Поленов тоже по-отечески опекал и помогал всячески и Коровину, и Левитану, и Серову, и Остроухову, и Бакшееву, и Бялыницкому-Бируле, и Татевосяну. Но, давая им все, что он мог, никогда не навязывал своего видения мира и своего мировосприятия, своих принципов живописи. Больше того, он даже учился у них.
И в вопросах чисто житейских он принимал все разумные новшества: «…освобождение брака из-под ига попов… уничтожение ехидного ять… даже перенесение числа на западный календарь есть хорошая перемена».
Так встретил он реформы, против которых ополчились многие из числа высокой интеллигенции (Александр Блок, например, говорил, что «лес», написанный не через ять, уже не тот лес…).

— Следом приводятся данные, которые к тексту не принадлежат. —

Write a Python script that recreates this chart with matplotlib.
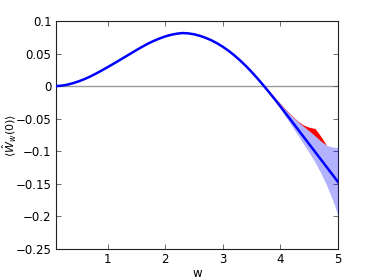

Что же касается главного в жизни Поленова — искусства и его отношения в этой сфере с молодежью, то он понимал: молодежь права, a priopi права, потому что она — молодежь, что как ни кинь, а будущее принадлежит ей. Может быть, в ее порыве к новому во что бы то ни стало есть издержки; но издержки — вещь преходящая, и если уж закон природы таков, что обновление неизбежно, то в искусстве, где это грозит не смерти близких кому-то людей, а смерти чьих-то самолюбий и апломба, — так тому и быть.
Так он думал, так жил, так работал, так учил, так он и умер, глядя на молодой пейзаж Коровина.
Таким он остался в памяти людей — навеки.